Tesselation of 3D space into truncated octahedron voxels

[rlavendomme]

Current status

Currently MoloVol analyzes the 3D space by dividing it into cubic voxels.

Issue

1. Due to the shape and arrangement of cubes (of side length r), each voxel has 26 neighbors:

• 6 for faces (separated by 1 r)
• 12 for edges (separated by Sqrt(2) r = 1.414 r)
• 8 for vertices (separated by Sqrt(3) r = 1.732 r)
  This caused some issue regarding evaluation of voxel types within a range search. We fixed this issue by slightly increasing the range of the search algorithm to compensate for neighbors that are further than 1 r. This issue and the solution are detailed in the scientific publication for MoloVol.

2. The flood-fill algorithm has to consider all 26 neighbors for each voxel which is time-consuming.

3. The anisotropy of the cubes (far from spherical shape) lead to a structure orientation dependency in the calculated values. Calculation at higher resolution (smaller grid step) reduce the impact of the starting orientation.

Proposed change

Other than cubes, there are other polyhedra that can fill a 3D space. One interesting polyhedron is the truncated octahedron that can be conveniently described by a 3D grid of voxels and symmetric along X, Y and Z axes, similarly to cubic voxels.
Each center of a truncated octahedron voxel would be sitting on two uniform cartesian grids: (x,y,z) and (0.5+x,0.5+y,0.5+z).

From a crystallographic point of view, cubic voxels correspond to a primitive cubic lattice in which each spherical atom is inflated until filling the space as cubes, whereas truncated octahedron voxels correspond to a body-centered cubic lattice (see cubic crystal systems).

Some adjustments would be necessary for crystal unit cell analysis in MoloVol as the truncated octahedron voxels don't define a planar border around the unit cell. Yet it should be simple to fix if we keep only half of the volume of voxels going through faces X=0, Y=0, Z=0, and the necessary ratio for faces X=a, Y=b, Z=c (similarly to cubes that go above each face a, b, c in the current version of MoloVol).
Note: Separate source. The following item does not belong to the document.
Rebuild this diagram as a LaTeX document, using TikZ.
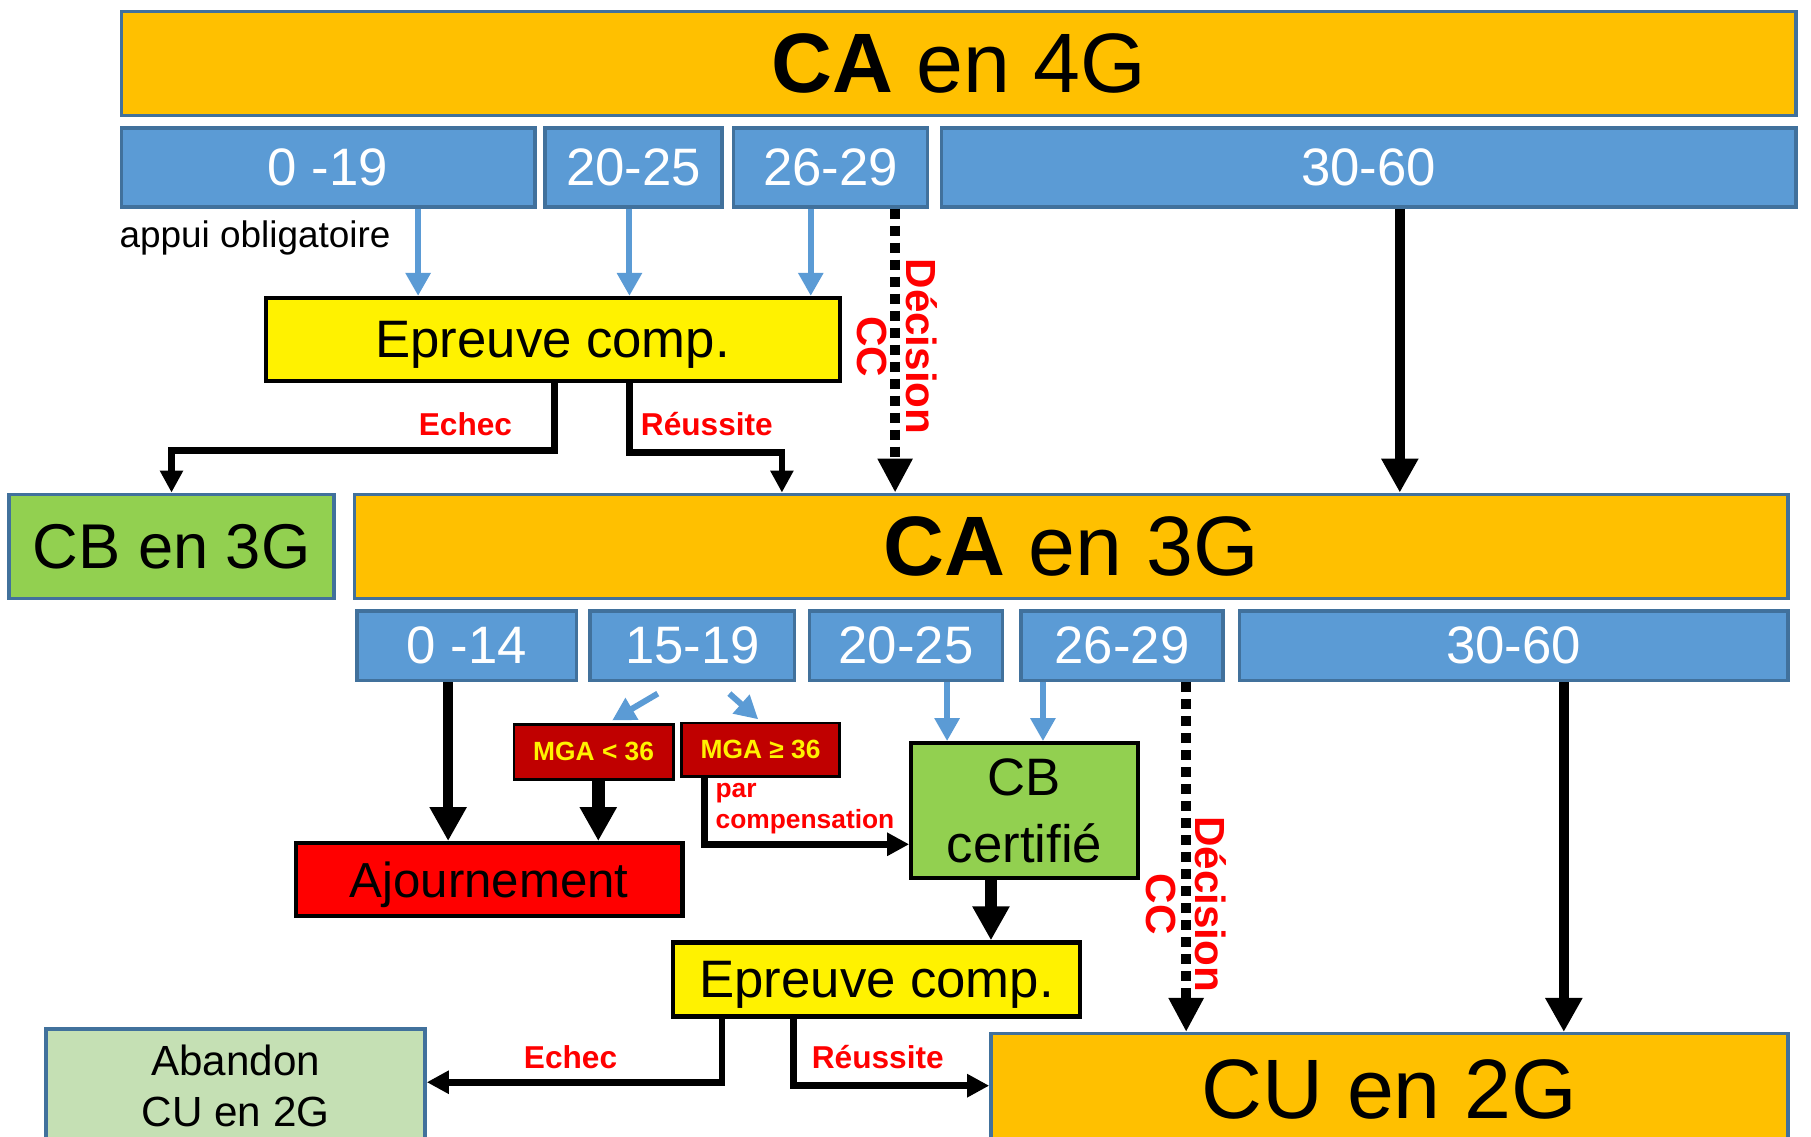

For surface area calculations, two possibilities could be explored:

• We keep the current algorithm focusing only on voxels in the cubic grid (x,y,z) which should give the same results as in the current version.
• We adapt the calculations with an algorithm devoted on truncated octahedron voxels. It is a problem that was studied by Erik Miller who published a paper based on its freely accessible Master thesis. He showed that truncated octahedron lead to better surface area calculations compared to cubes for different types of curves. Note that rhombic dodecahedra perform even better but are not suitable for MoloVol since they are not symmetric along X, Y and Z axes.

Improvement

1. Each truncated octahedron voxel now has 14 neighbors:

• 6 for square faces (separated by 1 r)
• 8 for hexagonal faces (separated by Sqrt(3)/2 r = 0.866 r)
  These distances are much more uniform compared to the previous case (from 1 to 1.732 r) which may allow to completely remove the search range fix currently used.

2. There are fewer neighbors to consider for the flood-fill algorithm.
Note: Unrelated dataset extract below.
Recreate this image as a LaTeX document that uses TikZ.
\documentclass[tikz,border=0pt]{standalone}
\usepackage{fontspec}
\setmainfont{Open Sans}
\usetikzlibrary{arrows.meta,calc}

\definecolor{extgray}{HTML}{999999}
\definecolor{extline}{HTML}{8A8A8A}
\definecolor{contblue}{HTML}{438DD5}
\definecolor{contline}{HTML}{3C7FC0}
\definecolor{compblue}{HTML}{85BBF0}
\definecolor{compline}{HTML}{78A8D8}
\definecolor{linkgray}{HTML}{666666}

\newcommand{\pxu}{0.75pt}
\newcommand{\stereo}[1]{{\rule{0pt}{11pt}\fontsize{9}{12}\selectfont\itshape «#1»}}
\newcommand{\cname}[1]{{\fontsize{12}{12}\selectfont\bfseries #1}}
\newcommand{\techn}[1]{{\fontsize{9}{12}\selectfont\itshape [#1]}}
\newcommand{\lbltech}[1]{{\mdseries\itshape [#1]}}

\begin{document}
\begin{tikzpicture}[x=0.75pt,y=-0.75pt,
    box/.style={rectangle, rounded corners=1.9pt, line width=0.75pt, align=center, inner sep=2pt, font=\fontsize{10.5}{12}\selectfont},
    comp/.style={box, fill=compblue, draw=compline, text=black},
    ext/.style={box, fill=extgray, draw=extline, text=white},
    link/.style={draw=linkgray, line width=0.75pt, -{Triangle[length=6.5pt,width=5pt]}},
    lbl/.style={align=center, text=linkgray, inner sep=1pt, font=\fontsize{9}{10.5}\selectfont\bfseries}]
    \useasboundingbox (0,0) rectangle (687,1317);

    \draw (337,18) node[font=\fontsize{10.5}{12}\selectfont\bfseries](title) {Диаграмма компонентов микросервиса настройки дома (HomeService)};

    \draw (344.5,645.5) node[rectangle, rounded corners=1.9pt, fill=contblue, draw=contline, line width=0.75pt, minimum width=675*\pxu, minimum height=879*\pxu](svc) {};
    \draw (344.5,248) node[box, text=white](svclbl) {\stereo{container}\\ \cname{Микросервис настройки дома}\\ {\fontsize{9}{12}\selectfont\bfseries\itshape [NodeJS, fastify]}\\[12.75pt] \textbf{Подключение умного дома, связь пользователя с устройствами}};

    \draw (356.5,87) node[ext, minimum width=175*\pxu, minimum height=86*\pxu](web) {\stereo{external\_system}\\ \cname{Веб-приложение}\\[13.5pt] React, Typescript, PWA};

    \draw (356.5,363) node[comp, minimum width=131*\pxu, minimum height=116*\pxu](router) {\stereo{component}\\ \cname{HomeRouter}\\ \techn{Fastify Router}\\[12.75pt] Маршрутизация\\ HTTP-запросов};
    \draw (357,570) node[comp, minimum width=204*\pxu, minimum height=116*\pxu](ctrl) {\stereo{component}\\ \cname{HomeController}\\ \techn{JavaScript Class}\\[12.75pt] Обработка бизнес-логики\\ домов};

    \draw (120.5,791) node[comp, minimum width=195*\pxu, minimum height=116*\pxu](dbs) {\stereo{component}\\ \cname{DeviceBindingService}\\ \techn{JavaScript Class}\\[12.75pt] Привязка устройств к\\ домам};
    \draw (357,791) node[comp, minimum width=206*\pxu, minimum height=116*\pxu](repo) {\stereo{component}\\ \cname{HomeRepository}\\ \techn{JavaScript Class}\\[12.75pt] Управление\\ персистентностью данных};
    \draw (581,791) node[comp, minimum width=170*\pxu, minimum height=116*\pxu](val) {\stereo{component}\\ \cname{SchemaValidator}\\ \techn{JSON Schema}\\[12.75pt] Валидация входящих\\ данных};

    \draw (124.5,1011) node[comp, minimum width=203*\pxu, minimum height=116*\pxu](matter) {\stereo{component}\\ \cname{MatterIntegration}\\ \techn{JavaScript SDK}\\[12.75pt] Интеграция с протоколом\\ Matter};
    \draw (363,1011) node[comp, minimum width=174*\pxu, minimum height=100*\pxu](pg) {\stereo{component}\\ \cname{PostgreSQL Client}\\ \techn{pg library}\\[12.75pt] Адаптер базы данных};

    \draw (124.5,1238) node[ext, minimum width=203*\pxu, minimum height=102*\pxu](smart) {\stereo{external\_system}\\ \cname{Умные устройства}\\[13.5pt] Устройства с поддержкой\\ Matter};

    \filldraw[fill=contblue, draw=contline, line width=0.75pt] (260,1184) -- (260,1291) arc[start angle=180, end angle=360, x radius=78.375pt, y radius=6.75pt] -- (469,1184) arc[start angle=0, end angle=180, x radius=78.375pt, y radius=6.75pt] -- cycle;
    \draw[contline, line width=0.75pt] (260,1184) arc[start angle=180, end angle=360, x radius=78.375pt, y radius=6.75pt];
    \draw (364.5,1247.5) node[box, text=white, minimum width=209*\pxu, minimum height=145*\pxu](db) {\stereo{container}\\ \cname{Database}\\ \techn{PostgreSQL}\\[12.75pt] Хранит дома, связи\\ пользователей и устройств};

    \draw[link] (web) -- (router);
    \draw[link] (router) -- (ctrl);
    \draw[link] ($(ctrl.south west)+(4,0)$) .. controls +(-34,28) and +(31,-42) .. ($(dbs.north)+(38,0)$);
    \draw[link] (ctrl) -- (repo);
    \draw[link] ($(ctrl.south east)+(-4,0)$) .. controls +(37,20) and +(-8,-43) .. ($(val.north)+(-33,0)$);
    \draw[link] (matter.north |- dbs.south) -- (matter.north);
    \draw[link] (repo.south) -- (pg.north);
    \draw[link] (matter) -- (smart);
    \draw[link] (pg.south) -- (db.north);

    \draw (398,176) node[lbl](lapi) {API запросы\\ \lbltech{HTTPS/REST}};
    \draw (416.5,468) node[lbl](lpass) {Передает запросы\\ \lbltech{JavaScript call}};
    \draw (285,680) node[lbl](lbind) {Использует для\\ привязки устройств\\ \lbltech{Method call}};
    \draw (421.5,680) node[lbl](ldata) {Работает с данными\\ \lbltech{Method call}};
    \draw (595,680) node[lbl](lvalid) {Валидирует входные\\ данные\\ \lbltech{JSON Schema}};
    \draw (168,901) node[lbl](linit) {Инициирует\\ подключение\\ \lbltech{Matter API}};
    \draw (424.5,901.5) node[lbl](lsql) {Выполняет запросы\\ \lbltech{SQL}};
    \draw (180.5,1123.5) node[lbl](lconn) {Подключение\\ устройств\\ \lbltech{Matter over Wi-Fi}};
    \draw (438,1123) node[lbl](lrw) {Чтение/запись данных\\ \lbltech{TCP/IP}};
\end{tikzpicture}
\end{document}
3. For a same grid step r, the new voxel system would contain twice the number of voxels thus increasing the precision of results but likely increasing calculation time (even if the flood-fill algorithm would be faster). Consequently, larger grid step could be used to maintain the same precision for results with, perhaps, an improved calculation time.

4. The voxel space would be more "isotropic" (each voxel is closer to a sphere), which means that the calculation results would be less dependent on the initial orientation of the chemical structure.